WHAT NEEDS TO BE DONE
Extract everything from the first line through the line with "0.12, 0.12, 0.119];", both ends included, except for any pictures.
====== SUPPLIED INFORMATION ======
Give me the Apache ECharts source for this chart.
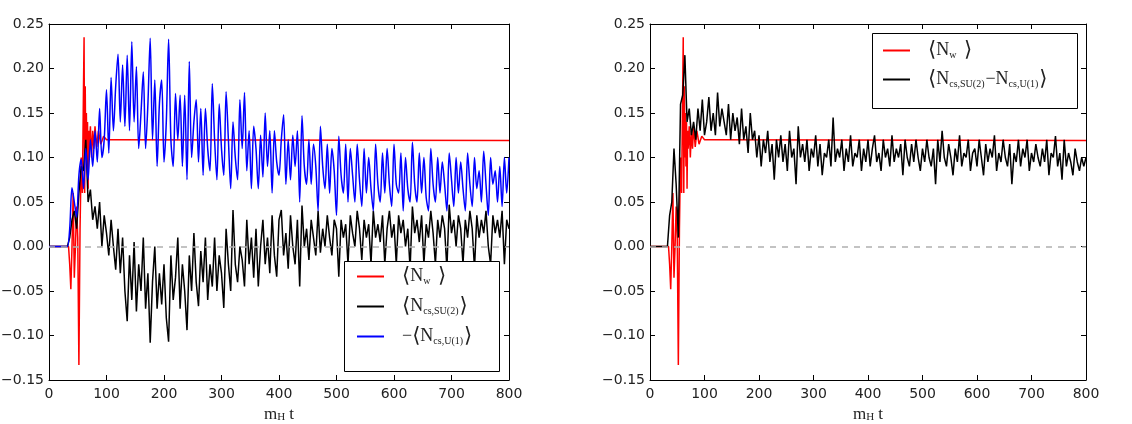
<!DOCTYPE html>
<html lang="en">
<head>
  <meta charset="UTF-8">
  <title>Chern-Simons number vs winding number</title>
  <script src="https://cdn.jsdelivr.net/npm/echarts@6/dist/echarts.min.js"></script>
  <style>
    html, body { margin: 0; padding: 0; background: #fff; }
  </style>
</head>
<body>

<div id="chart" style="width: 1132px; height: 424px;"></div>

<script>
  // sampling step (m_H t) of the gridded series
  var dt = 4;

  // winding number <N_w>, same in both panels (irregular times)
  var nwT = [0, 34, 36, 38, 40, 42, 44, 46, 48, 50, 52, 54, 56, 58, 60, 61, 62, 63, 64, 65,
             66, 67, 68, 69, 70, 72, 74, 76, 78, 80, 83, 86, 90, 95, 100, 110, 800];
  var nwV = [0, 0, -0.02, -0.048, 0.0, 0.06, -0.035, 0.0, 0.045, 0.01, -0.133, 0.02, 0.1, 0.06, 0.18, 0.235, 0.06, 0.18, 0.1, 0.15,
             0.09, 0.14, 0.065, 0.13, 0.11, 0.135, 0.1, 0.13, 0.11, 0.135, 0.112, 0.13, 0.115, 0.124, 0.12, 0.12, 0.119];

  // <N_cs,SU(2)>, left panel, every dt
  var ncsSU2 = [
    0, 0, 0, 0, 0, 0, 0, 0, 0, 0.01,
    0.03, 0.04, 0.02, 0.06, 0.09, 0.085, 0.12, 0.05, 0.064, 0.03,
    0.045, 0.02, 0.05, 0.0, 0.035, 0.015, -0.01, 0.03, 0.0, -0.026,
    0.02, -0.03, 0.01, -0.05, -0.084, -0.01, -0.06, 0.005, -0.073, -0.02,
    -0.05, 0.01, -0.07, -0.03, -0.108, -0.04, 0.0, -0.07, -0.03, -0.065,
    -0.02, -0.08, -0.107, -0.01, -0.06, -0.035, 0.01, -0.07, -0.02, -0.05,
    -0.094, -0.01, -0.05, 0.015, -0.04, -0.067, -0.005, -0.04, 0.01, -0.06,
    -0.02, -0.045, 0.01, -0.05, -0.01, -0.03, -0.069, 0.02, -0.02, -0.05,
    0.041, -0.02, -0.04, 0.0, -0.015, -0.045, 0.03, -0.02, 0.01, -0.035,
    0.02, -0.045, 0.0, 0.03, -0.02, 0.01, -0.03, 0.035, -0.01, -0.034,
    0.03, 0.041, -0.01, 0.015, -0.025, 0.035, 0.0, -0.02, 0.03, -0.045,
    0.046, 0.0, 0.02, -0.015, 0.03, 0.01, -0.01, 0.04, -0.007, 0.02,
    0.0, 0.035, 0.01, -0.01, 0.03, 0.02, -0.034, 0.03, 0.01, 0.025,
    -0.02, 0.035, 0.015, 0.0, 0.04, 0.02, -0.015, 0.03, 0.01, 0.025,
    -0.02, 0.04, 0.01, 0.025, 0.005, 0.035, -0.02, 0.02, 0.04, 0.01,
    0.025, -0.02, 0.035, 0.015, 0.03, 0.0, 0.02, -0.025, 0.045, 0.015,
    0.03, 0.005, 0.035, -0.02, 0.025, 0.01, 0.04, 0.015, -0.02, 0.03,
    0.01, 0.035, 0.02, -0.025, 0.047, 0.015, 0.03, 0.0, 0.035, 0.02,
    -0.02, 0.03, 0.01, 0.04, 0.02, -0.025, 0.035, 0.01, 0.03, 0.015,
    0.04, 0.0, -0.02, 0.035, 0.015, 0.03, 0.01, 0.04, -0.02, 0.03,
    0.02
  ];

  // -<N_cs,U(1)>, left panel, every dt
  var ncsU1neg = [
    0, 0, 0, 0, 0, 0, 0, 0, 0, 0.02,
    0.066, 0.05, 0.033, 0.08, 0.098, 0.065, 0.11, 0.075, 0.12, 0.09,
    0.13, 0.095, 0.155, 0.10, 0.12, 0.176, 0.105, 0.19, 0.13, 0.18,
    0.216, 0.14, 0.204, 0.135, 0.215, 0.13, 0.23, 0.14, 0.202, 0.11,
    0.15, 0.196, 0.11, 0.16, 0.234, 0.12, 0.187, 0.09, 0.16, 0.187,
    0.095, 0.14, 0.233, 0.12, 0.09, 0.172, 0.12, 0.17, 0.09, 0.17,
    0.075, 0.208, 0.1, 0.14, 0.165, 0.095, 0.155, 0.08, 0.155, 0.11,
    0.085, 0.183, 0.12, 0.075, 0.16, 0.11, 0.08, 0.174, 0.12, 0.065,
    0.14, 0.10, 0.075, 0.165, 0.11, 0.173, 0.085, 0.13, 0.065, 0.135,
    0.11, 0.065, 0.125, 0.078, 0.15, 0.09, 0.13, 0.06, 0.13, 0.095,
    0.08, 0.12, 0.148, 0.07, 0.12, 0.075, 0.125, 0.09, 0.13, 0.05,
    0.147, 0.09, 0.07, 0.12, 0.07, 0.115, 0.09, 0.04, 0.135, 0.09,
    0.065, 0.115, 0.06, 0.11, 0.085, 0.035, 0.124, 0.08, 0.06, 0.115,
    0.05, 0.11, 0.08, 0.05, 0.115, 0.075, 0.045, 0.11, 0.06, 0.1,
    0.065, 0.04, 0.115, 0.07, 0.05, 0.105, 0.06, 0.11, 0.07, 0.045,
    0.115, 0.07, 0.06, 0.105, 0.04, 0.1, 0.065, 0.05, 0.117, 0.07,
    0.05, 0.105, 0.06, 0.1, 0.055, 0.04, 0.11, 0.07, 0.05, 0.1,
    0.06, 0.095, 0.07, 0.04, 0.105, 0.075, 0.045, 0.1, 0.06, 0.095,
    0.065, 0.04, 0.105, 0.07, 0.045, 0.1, 0.065, 0.085, 0.05, 0.107,
    0.07, 0.035, 0.1, 0.07, 0.085, 0.05, 0.09, 0.045, 0.1, 0.06,
    0.1
  ];

  // <N_cs,SU(2) - N_cs,U(1)>, right panel, every dt
  var ncsDiff = [
    0, 0, 0, 0, 0, 0, 0, 0, 0.0, 0.035,
    0.05, 0.11, 0.07, 0.01, 0.16, 0.17, 0.215, 0.14, 0.155, 0.125,
    0.14, 0.12, 0.155, 0.13, 0.165, 0.125, 0.14, 0.168, 0.13, 0.15,
    0.125, 0.173, 0.135, 0.155, 0.14, 0.125, 0.16, 0.12, 0.15, 0.13,
    0.145, 0.115, 0.155, 0.12, 0.135, 0.105, 0.15, 0.12, 0.13, 0.1,
    0.125, 0.09, 0.12, 0.105, 0.13, 0.095, 0.115, 0.075, 0.12, 0.1,
    0.125, 0.095, 0.115, 0.085, 0.13, 0.1, 0.11, 0.07, 0.135, 0.1,
    0.115, 0.095, 0.12, 0.085, 0.11, 0.1, 0.125, 0.09, 0.115, 0.08,
    0.105, 0.1, 0.12, 0.09, 0.145, 0.095, 0.11, 0.1, 0.12, 0.085,
    0.11, 0.095, 0.125, 0.09, 0.105, 0.1, 0.12, 0.085, 0.11, 0.095,
    0.12, 0.09, 0.11, 0.125, 0.095, 0.105, 0.085, 0.12, 0.1, 0.11,
    0.09, 0.125, 0.095, 0.11, 0.1, 0.115, 0.08, 0.12, 0.1, 0.09,
    0.115, 0.095, 0.12, 0.1, 0.085, 0.11, 0.095, 0.12, 0.1, 0.09,
    0.11, 0.07, 0.12, 0.095, 0.13, 0.1, 0.09, 0.115, 0.1, 0.08,
    0.11, 0.095, 0.125, 0.09, 0.105, 0.1, 0.12, 0.085, 0.105, 0.11,
    0.09, 0.12, 0.1, 0.08, 0.115, 0.095, 0.11, 0.1, 0.125, 0.085,
    0.105, 0.095, 0.12, 0.1, 0.09, 0.115, 0.07, 0.105, 0.095, 0.12,
    0.09, 0.11, 0.1, 0.12, 0.085, 0.105, 0.095, 0.115, 0.1, 0.09,
    0.11, 0.095, 0.12, 0.08, 0.105, 0.1, 0.124, 0.09, 0.105, 0.075,
    0.12, 0.09, 0.105, 0.095, 0.08, 0.11, 0.095, 0.085, 0.1, 0.09,
    0.1
  ];

  var xTicks = { min: 0, max: 800, interval: 100 };
  var yTicks = { min: -0.15, max: 0.25, interval: 0.05 };

  function gridded(vals) {
    return vals.map(function (v, i) { return [i * dt, v]; });
  }
  function paired(ts, vs) {
    return ts.map(function (t, i) { return [t, vs[i]]; });
  }

  var legendLabels = {
    nw: '{sp|}{br|⟨}{n|N}{s|w}{br| ⟩}',
    su2: '{sp|}{br|⟨}{n|N}{s|cs,SU(2)}{br|⟩}',
    u1: '{sp|}{n|−}{br|⟨}{n|N}{s|cs,U(1)}{br|⟩}',
    diff: '{sp|}{br|⟨}{n|N}{s|cs,SU(2)}{n|−N}{s|cs,U(1)}{br|⟩}'
  };

  var legendRich = {
    sp: { width: 13 },
    br: { fontFamily: 'DejaVu Sans', fontSize: 21, color: '#222', lineHeight: 26 },
    n: { fontFamily: 'Liberation Serif', fontSize: 18, color: '#222' },
    s: { fontFamily: 'Liberation Serif', fontSize: 10, color: '#222', verticalAlign: 'bottom', padding: [0, 1, 3, 0] }
  };

  var axisFont = { fontFamily: 'DejaVu Sans', fontSize: 14, color: '#222' };
  var frameLine = { show: true, onZero: false, lineStyle: { color: '#000', width: 1 } };
  var innerTick = { show: true, inside: true, length: 5, lineStyle: { color: '#000', width: 1 } };

  function fmtY(v) {
    if (Math.abs(v) < 1e-9) return '0.00';
    return (v < 0 ? '−' : '') + Math.abs(v).toFixed(2);
  }

  function xAxesFor(g) {
    return [
      {
        gridIndex: g, type: 'value', position: 'bottom',
        min: xTicks.min, max: xTicks.max, interval: xTicks.interval,
        axisLine: frameLine, axisTick: innerTick,
        axisLabel: Object.assign({ margin: 7 }, axisFont),
        splitLine: { show: false },
        name: '{m|m}{h|H}{m| t}', nameLocation: 'middle', nameGap: 23,
        nameTextStyle: {
          rich: {
            m: { fontFamily: 'Liberation Serif', fontSize: 17, color: '#222' },
            h: { fontFamily: 'Liberation Serif', fontSize: 11, color: '#222', verticalAlign: 'bottom' }
          }
        }
      },
      {
        gridIndex: g, type: 'value', position: 'top',
        min: xTicks.min, max: xTicks.max, interval: xTicks.interval,
        axisLine: frameLine, axisTick: innerTick,
        axisLabel: { show: false }, splitLine: { show: false }
      }
    ];
  }

  function yAxesFor(g) {
    return [
      {
        gridIndex: g, type: 'value', position: 'left',
        min: yTicks.min, max: yTicks.max, interval: yTicks.interval,
        axisLine: frameLine, axisTick: innerTick,
        axisLabel: Object.assign({ margin: 5, formatter: fmtY }, axisFont),
        splitLine: { show: false }
      },
      {
        gridIndex: g, type: 'value', position: 'right',
        min: yTicks.min, max: yTicks.max, interval: yTicks.interval,
        axisLine: frameLine, axisTick: innerTick,
        axisLabel: { show: false }, splitLine: { show: false }
      }
    ];
  }

  var zeroLine = {
    silent: true, symbol: 'none', animation: false,
    label: { show: false },
    lineStyle: { color: '#b0b0b0', type: [6, 6], width: 1.5 },
    data: [{ yAxis: 0 }]
  };

  function lineSeries(name, color, data, xi, yi, extra) {
    return Object.assign({
      name: name, type: 'line', data: data,
      xAxisIndex: xi, yAxisIndex: yi,
      showSymbol: false, symbol: 'none', smooth: false,
      lineStyle: { color: color, width: 1.5 },
      itemStyle: { color: color },
      emphasis: { disabled: true }
    }, extra || {});
  }

  var chart = echarts.init(document.getElementById('chart'), null, { renderer: 'canvas' });

  var option = {
    animation: false,
    backgroundColor: '#fff',
    grid: [
      { left: 49, top: 24, width: 460, height: 356, containLabel: false, outerBoundsMode: 'none' },
      { left: 650, top: 24, width: 436, height: 356, containLabel: false, outerBoundsMode: 'none' }
    ],
    xAxis: xAxesFor(0).concat(xAxesFor(1)),
    yAxis: yAxesFor(0).concat(yAxesFor(1)),
    legend: [
      {
        data: ['nw', 'su2', 'u1'], orient: 'vertical', left: 357, top: 266,
        padding: 0, itemGap: 9, itemWidth: 27, itemHeight: 2, icon: 'rect',
        selectedMode: false, z: 60,
        formatter: function (n) { return legendLabels[n]; },
        textStyle: { rich: legendRich }
      },
      {
        data: ['nw', 'diff'], orient: 'vertical', left: 883, top: 40,
        padding: 0, itemGap: 8, itemWidth: 27, itemHeight: 2, icon: 'rect',
        selectedMode: false, z: 60,
        formatter: function (n) { return legendLabels[n]; },
        textStyle: { rich: legendRich }
      }
    ],
    graphic: [
      { type: 'rect', z: 50, shape: { x: 344.5, y: 261.5, width: 155, height: 110 },
        style: { fill: '#fff', stroke: '#000', lineWidth: 1 } },
      { type: 'rect', z: 50, shape: { x: 872.5, y: 33.5, width: 205, height: 75 },
        style: { fill: '#fff', stroke: '#000', lineWidth: 1 } }
    ],
    series: [
      lineSeries('nw', '#ff0000', paired(nwT, nwV), 0, 0, { markLine: zeroLine }),
      lineSeries('su2', '#000000', gridded(ncsSU2), 0, 0),
      lineSeries('u1', '#0000ff', gridded(ncsU1neg), 0, 0, { smooth: 0.3 }),
      lineSeries('nw', '#ff0000', paired(nwT, nwV), 2, 2, { markLine: zeroLine }),
      lineSeries('diff', '#000000', gridded(ncsDiff), 2, 2)
    ]
  };

  chart.setOption(option);
</script>

</body>
</html>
======
THE RESPONSE
Give me the Apache ECharts source for this chart.
<!DOCTYPE html>
<html lang="en">
<head>
  <meta charset="UTF-8">
  <title>Chern-Simons number vs winding number</title>
  <script src="https://cdn.jsdelivr.net/npm/echarts@6/dist/echarts.min.js"></script>
  <style>
    html, body { margin: 0; padding: 0; background: #fff; }
  </style>
</head>
<body>

<div id="chart" style="width: 1132px; height: 424px;"></div>

<script>
  // sampling step (m_H t) of the gridded series
  var dt = 4;

  // winding number <N_w>, same in both panels (irregular times)
  var nwT = [0, 34, 36, 38, 40, 42, 44, 46, 48, 50, 52, 54, 56, 58, 60, 61, 62, 63, 64, 65,
             66, 67, 68, 69, 70, 72, 74, 76, 78, 80, 83, 86, 90, 95, 100, 110, 800];
  var nwV = [0, 0, -0.02, -0.048, 0.0, 0.06, -0.035, 0.0, 0.045, 0.01, -0.133, 0.02, 0.1, 0.06, 0.18, 0.235, 0.06, 0.18, 0.1, 0.15,
             0.09, 0.14, 0.065, 0.13, 0.11, 0.135, 0.1, 0.13, 0.11, 0.135, 0.112, 0.13, 0.115, 0.124, 0.12, 0.12, 0.119];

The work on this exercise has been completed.